Organisations such as BBC Introducing are working hard to put emerging artists on the map, and Imogen's Creative Passport (the digital container designed to allow artists to regain ownership of their 'digital selves') is gaining good traction. Both these are huge positives, but how much more difficult does Imogen think it is trying to make it as an artist in 2019?
"Well, if I was starting out now, I definitely wouldn't have the time to make the music I want to make - and actually, I don't now, because I am tring to get the Creative Passport off the ground! But that is a reaction to how hard it is. Why should you have to spend so much time marketing yourself so hard?
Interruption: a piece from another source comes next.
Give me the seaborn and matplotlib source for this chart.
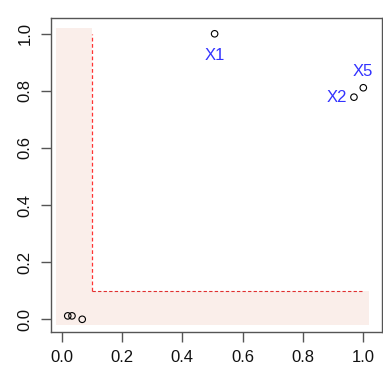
import matplotlib
matplotlib.use("Agg")
import matplotlib.pyplot as plt
import seaborn as sns
import pandas as pd

# data
names = ["X1", "X2", "X3", "X4", "X5", "X6"]
xs = [0.507, 0.969, 0.020, 0.034, 1.000, 0.068]
ys = [1.000, 0.778, 0.012, 0.012, 0.811, 0.000]
labelled = {"X1": "below", "X2": "left", "X5": "above"}
threshold = 0.1
xticks = [0.0, 0.2, 0.4, 0.6, 0.8, 1.0]
yticks = [0.0, 0.2, 0.4, 0.6, 0.8, 1.0]

sns.set_style("ticks")
plt.rcParams['font.family'] = ['Liberation Sans', 'DejaVu Sans']

df = pd.DataFrame({"name": names, "x": xs, "y": ys})

fig = plt.figure(figsize=(3.83, 3.82), dpi=100)
ax = fig.add_axes([0.1324, 0.1309, 0.9966 - 0.1324, 0.9537 - 0.1309])

shade = "#FAEEEA"
ax.fill_between([-0.02, threshold], -0.02, 1.02, color=shade, lw=0, zorder=0)
ax.fill_between([-0.02, 1.02], -0.02, threshold, color=shade, lw=0, zorder=0)
ax.plot([threshold, threshold], [threshold, 1.0], color="#FF3333", ls=(0, (3, 2)), lw=0.9, zorder=1)
ax.plot([threshold, 1.0], [threshold, threshold], color="#E03030", ls=(0, (3, 2)), lw=0.8, zorder=1)

sns.scatterplot(data=df, x="x", y="y", ax=ax, s=22, facecolor="none",
                edgecolor="black", linewidth=0.8, zorder=3, legend=False)

offsets = {"below": (0, -10, "center", "top"),
           "above": (0, 6, "center", "bottom"),
           "left": (-5, 0, "right", "center")}
for n, x, y in zip(names, xs, ys):
    if n in labelled:
        dx, dy, ha, va = offsets[labelled[n]]
        ax.annotate(n, (x, y), xytext=(dx, dy), textcoords="offset points",
                    ha=ha, va=va, color="#3333FF", fontsize=12)

ax.set_xlim(-0.0365, 1.061)
ax.set_ylim(-0.0445, 1.0564)
ax.set_xticks(xticks)
ax.set_yticks(yticks)
ax.set_xticklabels([f"{t:.1f}" for t in xticks], fontsize=12, color="#111111")
ax.set_yticklabels([f"{t:.1f}" for t in yticks], fontsize=12, rotation=90,
                   va="center", color="#111111")
ax.set_xlabel("")
ax.set_ylabel("")
for s in ax.spines.values():
    s.set_visible(True)
    s.set_color("#555555")
    s.set_linewidth(1.0)
ax.tick_params(length=7, width=1.0, color="#555555", pad=6)

fig.savefig("out.png", dpi=100)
People have to spend so much time on that to try to be heard above the noise, but they really need to be spending time writing those songs and honing their craft, but people don't have time for that anymore.
"And if you're a musician and not an artist, it's even harder for you, as you don't have that platform of the artist, so you're very unlikely to get acknowledged for the work you've done because where do you see that information? In the past, it was simpler in some ways – there was less opportunity for as many people to shine, but once you were there and had got on a record and played drums on something, for example, you were much more likely to get another job, as people would look at the liner notes.
"So we have a transformation to make, and it is slowly happening. As we raced into digital, because it was amazing and we could access songs whenever and wherever we wanted them, now we have to catch up with the data and allow all of that information to be connected to the song just like it was connected to an album in the liner notes. When that happens, all of these possibilities can get unlocked. I want to have a simpler life - get back to music making - but the more services and socials and platforms, the more exhausting it all is. So we need to find a way to live at a human scale in this digital world."